Olivas' inclusion fit seamlessly with the theme of the conference, "The Resegregation of Education in America," as did some of the other keynote speakers. At the conference I was introduced to the work of Erwin Chemerinsky, dean of the University of California, Irvine School of Law, and Dr. Raynard Sanders, host of the New Orleans Impeative broadcast. Both received standing ovations for their moving and passionate remarks, arguing that modern-day movements in education have reverted American schools to the racial separation and inequity that the Brown case sought to end nearly 60 years ago.

Chemerinsky, for whom his incredibly articulate and well researched address I cannot do justice, argued that our political AND personal divestiture in neighborhood schools has led to the very movement that has caused the general public to lose faith in this basic American institution. Sanders, who at the time of Katrina was working as a school principal, went through a thorough account of the events immediately after the devasting hurricane that led to the abolishment of the Orleans Parish School Board and COMPLETE transition to a charter school system. He outlined how federal funds requested by the state board of education were not spent in the way there were intended, and thousands of community teachers were fired. The narrative regarding the success of NOLA schools is somewhat skewed, as the previously failing schools that are now being touted as "turned around" by this new charter system are being evaluated by a new and lowered assessment model.** Both Chemerinksy and Sanders made rousing arguments that both the education and legal communities must take up figurative arms to combat the political attack on education and public sentiment that it is a defunct system.

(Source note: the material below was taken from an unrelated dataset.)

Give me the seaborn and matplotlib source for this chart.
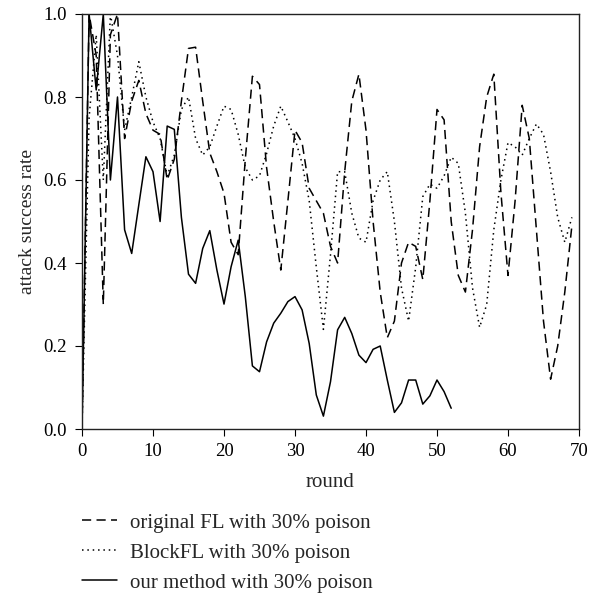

Other sessions of note included a presenation by Mark St. Louis and Brian Mistler on the legal and psychological concepts related to conflict managment and employee negotiation. Mistler, a counselor himself, provided some useful tools for those working in education (and beyond) to use conflict as an opportunity to learn both sides of any position and to redirect organizational power to achieve harmony. Mercy Roberg took an interesting look into the potential legal issues involved when high school students dual enroll on college campuses. Jermaine Johnson provided a well-researched overview of OCR guidance regarding direct threats and suicidal students. In that same session, I enjoyed a presentation by John Dayton regarding workplace bullies.

Hopefully this BRIEF recap of the conference has piqued your interest and that you may consider joining us in Cleveland in 2015. (If you have not visited the city before, you are in for a treat. Truly a hidden gem of the Midwest!)

**Footnote: Any discussion of the racial inequity in New Orleans schools would be remiss to not mention the active role the Catholic Diocese of New Orleans played in the 1960s to thwart the desegration movement.